======== INFORMATION GIVEN ========
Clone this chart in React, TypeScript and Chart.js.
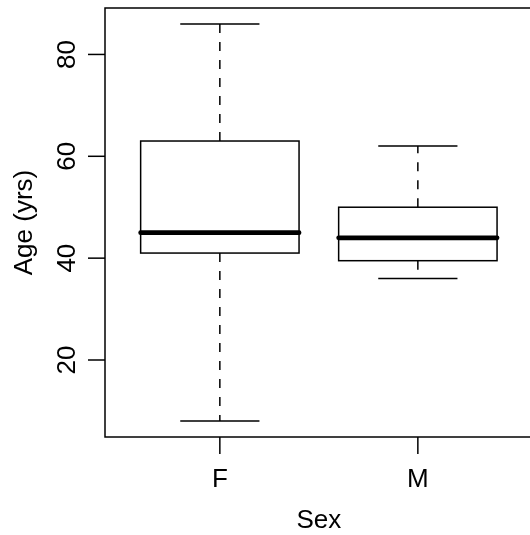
import React, { useEffect, useRef } from "react";
import { Chart, registerables } from "chart.js";

Chart.register(...registerables);

const categories = ["F", "M"];
const whiskerLow = [8, 36];
const q1 = [41, 39.5];
const median = [45, 44];
const q3 = [63, 50];
const whiskerHigh = [86, 62];
const yTicks = [20, 40, 60, 80];
const xTitle = "Sex";
const yTitle = "Age (yrs)";

const FONT = '26px "Liberation Sans", Arial, sans-serif';

const boxPlugin = {
  id: "rbox",
  afterDatasetsDraw(chart: any) {
    const { ctx, chartArea, scales } = chart;
    const xs = scales.x;
    const ys = scales.y;
    ctx.save();
    ctx.strokeStyle = "#000";
    categories.forEach((_, i) => {
      const cx = xs.getPixelForValue(i + 1);
      const hw = xs.getPixelForValue(i + 1.4) - cx;
      const capHw = hw / 2;
      // whiskers (dashed)
      ctx.lineWidth = 1.5;
      ctx.setLineDash([9, 9]);
      ctx.lineCap = "butt";
      ctx.beginPath();
      ctx.moveTo(cx, ys.getPixelForValue(q3[i]));
      ctx.lineTo(cx, ys.getPixelForValue(whiskerHigh[i]));
      ctx.moveTo(cx, ys.getPixelForValue(q1[i]));
      ctx.lineTo(cx, ys.getPixelForValue(whiskerLow[i]));
      ctx.stroke();
      ctx.setLineDash([]);
      // caps
      ctx.beginPath();
      const yh = ys.getPixelForValue(whiskerHigh[i]);
      const yl = ys.getPixelForValue(whiskerLow[i]);
      ctx.moveTo(cx - capHw, yh);
      ctx.lineTo(cx + capHw, yh);
      ctx.moveTo(cx - capHw, yl);
      ctx.lineTo(cx + capHw, yl);
      ctx.stroke();
      // box
      const yt = ys.getPixelForValue(q3[i]);
      const yb = ys.getPixelForValue(q1[i]);
      ctx.fillStyle = "#fff";
      ctx.fillRect(cx - hw, yt, 2 * hw, yb - yt);
      ctx.strokeRect(cx - hw, yt, 2 * hw, yb - yt);
      // median
      const ym = ys.getPixelForValue(median[i]);
      ctx.lineWidth = 4.7;
      ctx.lineCap = "round";
      ctx.beginPath();
      ctx.moveTo(cx - hw, ym);
      ctx.lineTo(cx + hw, ym);
      ctx.stroke();
    });
    ctx.restore();
  },
  afterDraw(chart: any) {
    const { ctx, chartArea, scales } = chart;
    const xs = scales.x;
    const ys = scales.y;
    const { left, top, right, bottom } = chartArea;
    ctx.save();
    ctx.strokeStyle = "#000";
    ctx.fillStyle = "#000";
    ctx.lineWidth = 1.5;
    ctx.lineCap = "butt";
    ctx.setLineDash([]);
    // frame (right edge falls outside the canvas)
    ctx.strokeRect(left, top, right + 10 - left, bottom - top);
    ctx.font = FONT;
    // y ticks
    yTicks.forEach((v) => {
      const y = ys.getPixelForValue(v);
      ctx.beginPath();
      ctx.moveTo(left - 17, y);
      ctx.lineTo(left, y);
      ctx.stroke();
      ctx.save();
      ctx.translate(left - 30, y);
      ctx.rotate(-Math.PI / 2);
      ctx.textAlign = "center";
      ctx.textBaseline = "alphabetic";
      ctx.fillText(String(v), 0, 0);
      ctx.restore();
    });
    // x ticks
    categories.forEach((c, i) => {
      const x = xs.getPixelForValue(i + 1);
      ctx.beginPath();
      ctx.moveTo(x, bottom);
      ctx.lineTo(x, bottom + 17);
      ctx.stroke();
      ctx.textAlign = "center";
      ctx.textBaseline = "alphabetic";
      ctx.fillText(c, x, bottom + 50);
    });
    // titles
    const midX = xs.getPixelForValue(1.5);
    ctx.textAlign = "center";
    ctx.fillText(xTitle, midX, bottom + 91);
    const midY = (top + bottom) / 2;
    ctx.save();
    ctx.translate(left - 73, midY);
    ctx.rotate(-Math.PI / 2);
    ctx.textAlign = "center";
    ctx.fillText(yTitle, 0, 0);
    ctx.restore();
    ctx.restore();
  },
};

export default function App() {
  const ref = useRef<HTMLCanvasElement | null>(null);
  useEffect(() => {
    document.body.style.margin = "0";
    const canvas = ref.current!;
    const chart = new Chart(canvas, {
      type: "scatter",
      data: {
        datasets: [
          {
            data: categories.map((_, i) => ({ x: i + 1, y: median[i] })),
            pointRadius: 0,
            showLine: false,
          },
        ],
      },
      options: {
        animation: false,
        responsive: false,
        devicePixelRatio: 1,
        layout: { padding: { left: 105, top: 8, right: 0, bottom: 98 } },
        plugins: { legend: { display: false }, tooltip: { enabled: false } },
        scales: {
          x: { type: "linear", display: false, min: 0.42, max: 0.42 + 2.16 * (425 / 427.7) },
          y: { type: "linear", display: false, min: 4.88, max: 89.12 },
        },
      },
      plugins: [boxPlugin],
    });
    return () => chart.destroy();
  }, []);
  return (
    <div style={{ position: "fixed", left: 0, top: 0, width: 530, height: 535, background: "#fff" }}>
      <canvas ref={ref} width={530} height={535} style={{ width: 530, height: 535, display: "block" }} />
    </div>
  );
}
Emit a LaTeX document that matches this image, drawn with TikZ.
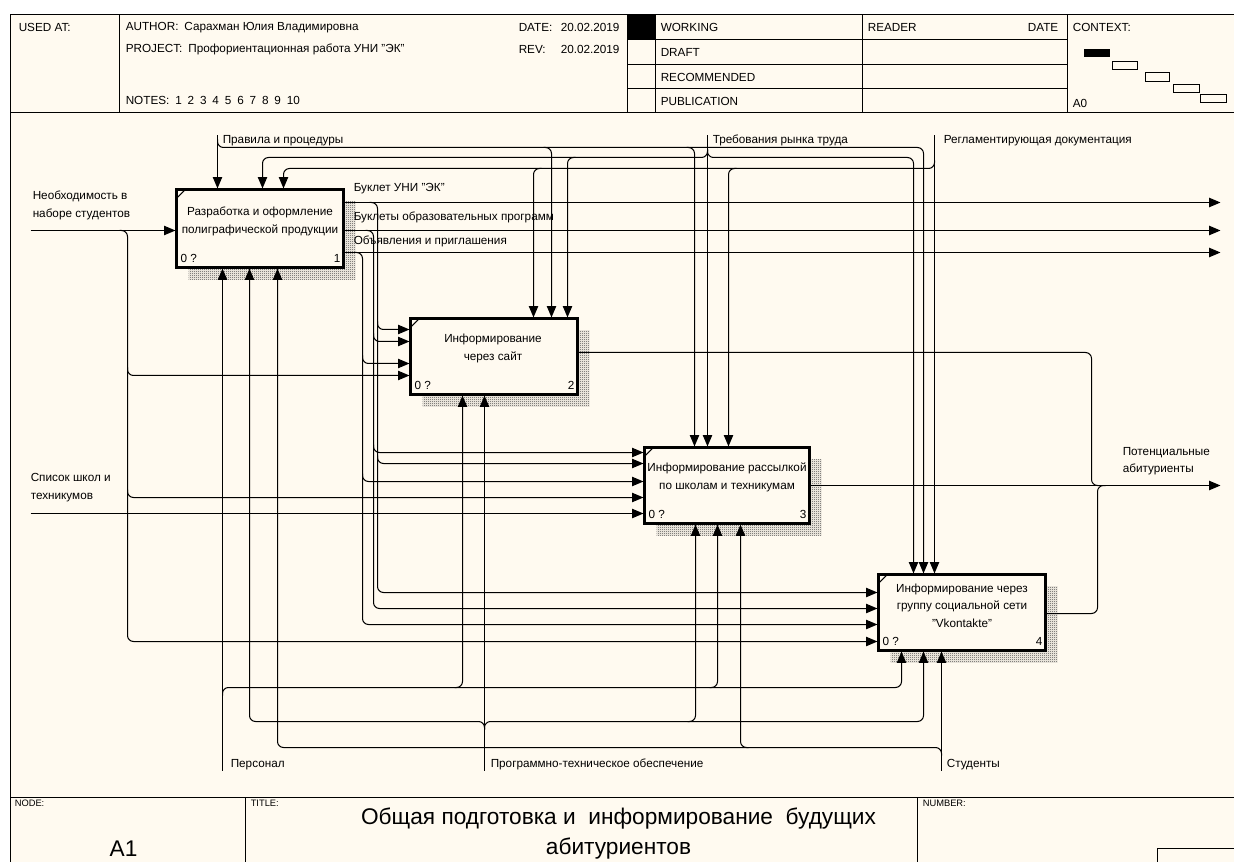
\documentclass[tikz,border=0pt]{standalone}
\usepackage{fontspec}
\setmainfont{Liberation Sans}
\usetikzlibrary{arrows.meta,patterns,fit,calc}
\definecolor{cream}{RGB}{255,250,240}
\pgfdeclarepatternformonly{finechecker}{\pgfpointorigin}{\pgfpoint{1.5pt}{1.5pt}}{\pgfpoint{1.5pt}{1.5pt}}{%
  \pgfpathrectangle{\pgfpointorigin}{\pgfpoint{0.75pt}{0.75pt}}%
  \pgfpathrectangle{\pgfpoint{0.75pt}{0.75pt}}{\pgfpoint{0.75pt}{0.75pt}}%
  \pgfusepath{fill}}
\begin{document}
\begin{tikzpicture}[x=0.75pt,y=-0.75pt,
  conn/.style={line width=0.75pt, rounded corners=4.5pt},
  arr/.style={conn, -{Triangle[length=8.5pt,width=7pt]}},
  proc/.style={draw, line width=1.6pt, fill=cream, inner sep=0pt},
  shadowbox/.style={pattern=finechecker, pattern color=black!75},
  frame/.style={line width=1.1pt},
  txt/.style={font=\fontsize{8.8}{13}\selectfont, inner sep=0pt, align=left},
  ptxt/.style={font=\fontsize{8.8}{13}\selectfont, inner sep=0pt, align=center},
  small/.style={font=\fontsize{7}{8}\selectfont, inner sep=0pt},
  big/.style={font=\fontsize{17}{22.5}\selectfont, inner sep=0pt, align=center}
]
\useasboundingbox (0,0) rectangle (1234,862);
\fill[white] (0,0) rectangle (1234,862);
\fill[cream] (10,14) rectangle (1234,862);
\begin{scope}[shift={(0.5,0.5)}]
% ---------- header ----------
\fill[black] (627,14) rectangle (655,39);
\draw[frame] (1234,14) -- (10,14) -- (10,862);
\draw[frame] (10,112) -- (1234,112);
\draw[frame] (119,14) -- (119,112);
\draw[frame] (627,14) -- (627,112);
\draw[frame] (655,14) -- (655,112);
\draw[frame] (862,14) -- (862,112);
\draw[frame] (1067,14) -- (1067,112);
\foreach \yy in {39,64,88} \draw[frame] (627,\yy) -- (1067,\yy);

\node[txt, anchor=west] (usedat) at (18,27) {USED AT:};
\node[txt, anchor=west] (author) at (125,27) {AUTHOR:\enspace Сарахман Юлия Владимировна};
\node[txt, anchor=west] (project) at (125,49) {PROJECT:\enspace Профориентационная работа УНИ "ЭК"};
\node[txt, anchor=west] (notes) at (125,100) {NOTES:\enspace 1\enspace 2\enspace 3\enspace 4\enspace 5\enspace 6\enspace 7\enspace 8\enspace 9\enspace 10};
\node[txt, anchor=west] (datel) at (518,27) {DATE:};
\node[txt, anchor=west] (datev) at (560,27) {20.02.2019};
\node[txt, anchor=west] (revl) at (518,49) {REV:};
\node[txt, anchor=west] (revv) at (560,49) {20.02.2019};
\node[txt, anchor=west] (working) at (660,27) {WORKING};
\node[txt, anchor=west] (draft) at (660,52) {DRAFT};
\node[txt, anchor=west] (recom) at (660,77) {RECOMMENDED};
\node[txt, anchor=west] (publ) at (660,101) {PUBLICATION};
\node[txt, anchor=west] (reader) at (867,27) {READER};
\node[txt, anchor=east] (rdate) at (1058,27) {DATE};
\node[txt, anchor=west] (context) at (1072,27) {CONTEXT:};
\node[txt, anchor=west] (a0) at (1072,103) {A0};
\fill[black] (1083,49) rectangle (1109,57);
\draw[line width=0.9pt] (1112,61) rectangle (1137,69);
\draw[line width=0.9pt] (1145,72) rectangle (1169,81);
\draw[line width=0.9pt] (1173,84) rectangle (1199,92);
\draw[line width=0.9pt] (1200,94) rectangle (1226,102);

% ---------- footer ----------
\draw[frame] (10,797) -- (1234,797);
\draw[frame] (245,797) -- (245,862);
\draw[frame] (917,797) -- (917,862);
\draw[frame] (1157,862) -- (1157,848) -- (1234,848);
\node[small, anchor=west] (nodel) at (14,803) {NODE:};
\node[small, anchor=west] (titlel) at (250,803) {TITLE:};
\node[small, anchor=west] (numberl) at (922,803) {NUMBER:};
\node[big] (a1) at (123,848) {A1};
\node[big] (title) at (618,833) {Общая подготовка и\ \ информирование\ \ будущих\\абитуриентов};

% ---------- shadows ----------
\fill[shadowbox] (188,201) rectangle (355,279);
\fill[shadowbox] (422,330) rectangle (589,406);
\fill[shadowbox] (656,459) rectangle (821,535);
\fill[shadowbox] (890,586) rectangle (1057,662);

% ---------- boxes ----------
\node[proc, fit={(176,189)(343,267)}] (b1) {};
\node[proc, fit={(410,318)(577,394)}] (b2) {};
\node[proc, fit={(644,447)(809,523)}] (b3) {};
\node[proc, fit={(878,574)(1045,650)}] (b4) {};
\foreach \b in {b1,b2,b3,b4}{
  \draw[line width=0.9pt] ($(\b.north west)+(0,11)$) -- ($(\b.north west)+(11,0)$);
}
\node[ptxt] (t1) at ($(b1.center)+(0,-7)$) {Разработка и оформление\\полиграфической продукции};
\node[ptxt] (t2) at ($(b2.center)+(-1,-8)$) {Информирование\\через сайт};
\node[ptxt] (t3) at ($(b3.center)+(0,-8)$) {Информирование рассылкой\\по школам и техникумам};
\node[ptxt] (t4) at ($(b4.center)+(0,-7)$) {Информирование через\\группу социальной сети\\"Vkontakte"};
\foreach \b/\n in {b1/1,b2/2,b3/3,b4/4}{
  \node[txt, anchor=west] (\b z) at ($(\b.south west)+(5,-10)$) {0 ?};
  \node[txt, anchor=east] (\b n) at ($(\b.south east)+(-4,-10)$) {\n};
}

% ---------- free ends ----------
\coordinate (cA) at (217,135);
\coordinate (cB) at (707,135);
\coordinate (cC) at (934,135);
\coordinate (iA) at (30,230);
\coordinate (iB) at (30,513);
\coordinate (mA) at (222,770);
\coordinate (mB) at (484,770);
\coordinate (mC) at (941,770);
\coordinate (oA) at (1220,202);
\coordinate (oB) at (1220,230);
\coordinate (oC) at (1220,252);
\coordinate (oD) at (1220,485);

% ---------- controls ----------
\draw[arr] (cA) -- (cA |- b1.north);
\draw[arr] (217,139) |- (923,147) -- (923,0 |- b4.north);
\draw[arr] (543,147) -| (551,0 |- b2.north);
\draw[arr] (686,147) -| (694,0 |- b3.north);

\draw[arr] (cB) -- (cB |- b3.north);
\draw[arr] (707,149) |- (262,157) -- (262,0 |- b1.north);
\draw[arr] (575,157) -| (567,0 |- b2.north);
\draw[arr] (707,149) |- (913,157) -- (913,0 |- b4.north);

\draw[arr] (cC) -- (cC |- b4.north);
\draw[arr] (934,160) |- (283,168) -- (283,0 |- b1.north);
\draw[arr] (541,168) -| (533,0 |- b2.north);
\draw[arr] (736,168) -| (728,0 |- b3.north);

% ---------- inputs ----------
\draw[arr] (iA) -- (iA -| b1.west);
\draw[arr] (119,230) -| (127,641) -- (b4.west |- 0,641);
\draw[arr] (127,367) |- (b2.west |- 0,375);
\draw[arr] (127,489) |- (b3.west |- 0,497);
\draw[arr] (iB) -- (iB -| b3.west);

% ---------- outputs of box 1 ----------
\draw[arr] (b1.east |- oA) -- (oA);
\draw[arr] (b1.east |- oB) -- (oB);
\draw[arr] (b1.east |- oC) -- (oC);
\draw[arr] (369,202) -| (377,592) -- (b4.west |- 0,592);
\draw[arr] (377,321) |- (b2.west |- 0,329);
\draw[arr] (377,455) |- (b3.west |- 0,463);
\draw[arr] (365,230) -| (373,608) -- (b4.west |- 0,608);
\draw[arr] (373,333) |- (b2.west |- 0,341);
\draw[arr] (373,444) |- (b3.west |- 0,452);
\draw[arr] (354,252) -| (362,624) -- (b4.west |- 0,624);
\draw[arr] (362,355) |- (b2.west |- 0,363);
\draw[arr] (362,473) |- (b3.west |- 0,481);

% ---------- outputs of boxes 2-4 ----------
\draw[arr] (b3.east |- oD) -- (oD);
\draw[conn] (b2.east |- 0,352) -- (1091,352) -- (1091,485) -- (1099,485);
\draw[conn] (b4.east |- 0,613) -- (1097,613) -- (1097,485) -- (1105,485);

% ---------- mechanisms ----------
\draw[arr] (mA) -- (mA |- b1.south);
\draw[arr] (222,695) |- (901,687) -- (901,0 |- b4.south);
\draw[arr] (454,687) -| (462,0 |- b2.south);
\draw[arr] (709,687) -| (717,0 |- b3.south);
\draw[arr] (mB) -- (mB |- b2.south);
\draw[arr] (484,729) |- (249,721) -- (249,0 |- b1.south);
\draw[arr] (484,729) |- (923,721) -- (923,0 |- b4.south);
\draw[arr] (687,721) -| (695,0 |- b3.south);
\draw[arr] (mC) -- (mC |- b4.south);
\draw[arr] (941,755) |- (277,747) -- (277,0 |- b1.south);
\draw[arr] (748,747) -| (740,0 |- b3.south);

% ---------- labels ----------
\node[txt, anchor=west] (lA) at (222,140) {Правила и процедуры};
\node[txt, anchor=west] (lB) at (712,140) {Требования рынка труда};
\node[txt, anchor=west] (lC) at (943,140) {Регламентирующая документация};
\node[txt, anchor=west] (lO1) at (353,188) {Буклет УНИ "ЭК"};
\node[txt, anchor=west] (lO2) at (353,217) {Буклеты образовательных программ};
\node[txt, anchor=west] (lO3) at (353,241) {Объявления и приглашения};
\node[txt, anchor=west] (lI1) at (32,205) {Необходимость в\\наборе студентов};
\node[txt, anchor=west] (lI2) at (30,487) {Список школ и\\техникумов};
\node[txt, anchor=west] (lO4) at (1122,461) {Потенциальные\\абитуриенты};
\node[txt, anchor=west] (lM1) at (230,764) {Персонал};
\node[txt, anchor=west] (lM2) at (490,764) {Программно-техническое обеспечение};
\node[txt, anchor=west] (lM3) at (946,764) {Студенты};
\end{scope}
\end{tikzpicture}
\end{document}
========
| TASK PROMPT |
From the first line of the entries above down to the line holding "const FONT = '26px", quote each line exactly and nothing else, skipping pictures.

| COMPLETED EXERCISE |
Clone this chart in React, TypeScript and Chart.js.
import React, { useEffect, useRef } from "react";
import { Chart, registerables } from "chart.js";

Chart.register(...registerables);

const categories = ["F", "M"];
const whiskerLow = [8, 36];
const q1 = [41, 39.5];
const median = [45, 44];
const q3 = [63, 50];
const whiskerHigh = [86, 62];
const yTicks = [20, 40, 60, 80];
const xTitle = "Sex";
const yTitle = "Age (yrs)";

const FONT = '26px "Liberation Sans", Arial, sans-serif';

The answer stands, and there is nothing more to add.